Man Pleads Guilty in Wal-Mart Card Phishing Scheme
A Sacramento, California, man has pleaded guilty to charges for his role in an international scam that netted sensitive information on tens of thousands of Internet users and then used that data to open fraudulent Wal-Mart credit cards.
Slideshow: When Rogue IT Staffers Attack: 8 Organizations That Got Burned
Tien "Tim" Truong Nguyen pleaded guilty to fraud and identity theft charges on Tuesday, the day before his case was set to go to trial.
Prosecutors say that, working in concert with Romanian cyber-criminals, Nguyen set up fake phishing Web sites and supplied others with stolen information that was then used to set up fake Wal-Mart instant credit accounts in stores throughout northern California.
Operated by GE Capital, kiosks run a credit check on the Wal-Mart customer and then spit out instant credit coupons -- typically for US$1,000 to $2,000 -- that can be used in the stores.
By setting up hundreds of these instant credit lines, Nguyen's two alleged co-conspirators, Stefani Ruland and Ryan Price, netted close to $193,000 in just under two months, prosecutors say. A Wal-Mart investigator uncovered the scam in September 2006, after an anonymous tipster told him that Ruland and Price had a garage full of stolen Wal-Mart items in their Sheridan, California, home.
Ruland is serving a prison sentence for her role in the scam; Price is awaiting trial, prosecutors said.
After meeting Price and Ruland over the Internet, Nguyen began giving them credit information in exchange for methamphetamine, prosecutors said in court filings. "Nguyen said that he did identity theft 'because it was so easy,'" the filings state. He told investigators that "he wanted to quit identity theft, but resumed it if he was smoking methamphetamine; and that the drug gave him the drive to do identity theft."
When Nguyen was arrested on Jan. 26, 2007, police found credit card numbers, bank account numbers and stolen information belonging to tens of thousands of people on his computer.

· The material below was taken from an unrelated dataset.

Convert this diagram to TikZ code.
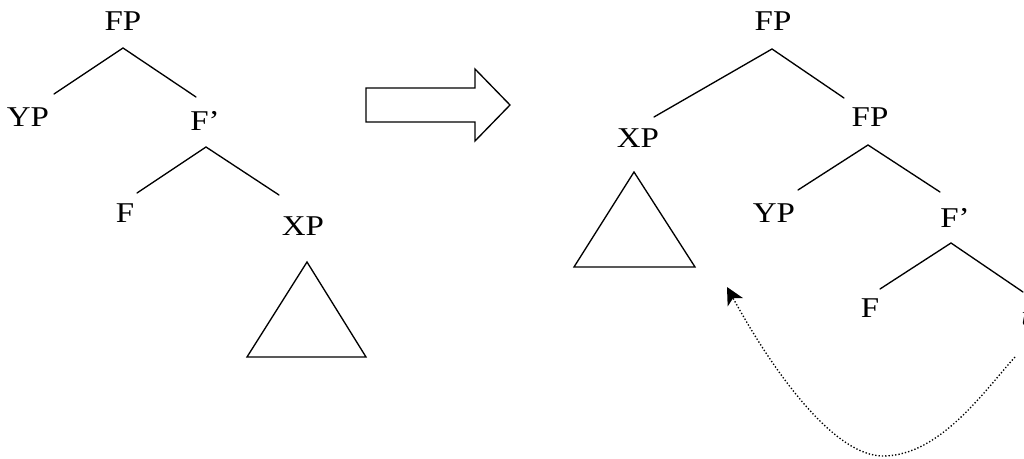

They also found templates for making fake Web sites. Targets included eBay and a number of smaller regional financial institutions, such as Florida's Fairwinds Credit Union, Washington's Heritage Bank and the Honolulu City and County Employee's Credit Union. , now known as Aloha Pacific.
Many of Nguyen's victims were PayPal users who responded to fake e-mails or pop-up windows that asked them for personal information, authorities said. EBay owns PayPal, an online payment service.
The case "shows that information can be obtained in Sacramento and be used to carry out fraud in very far-reaching ways," said Robin Taylor, an assistant U.S. attorney who prosecuted the case.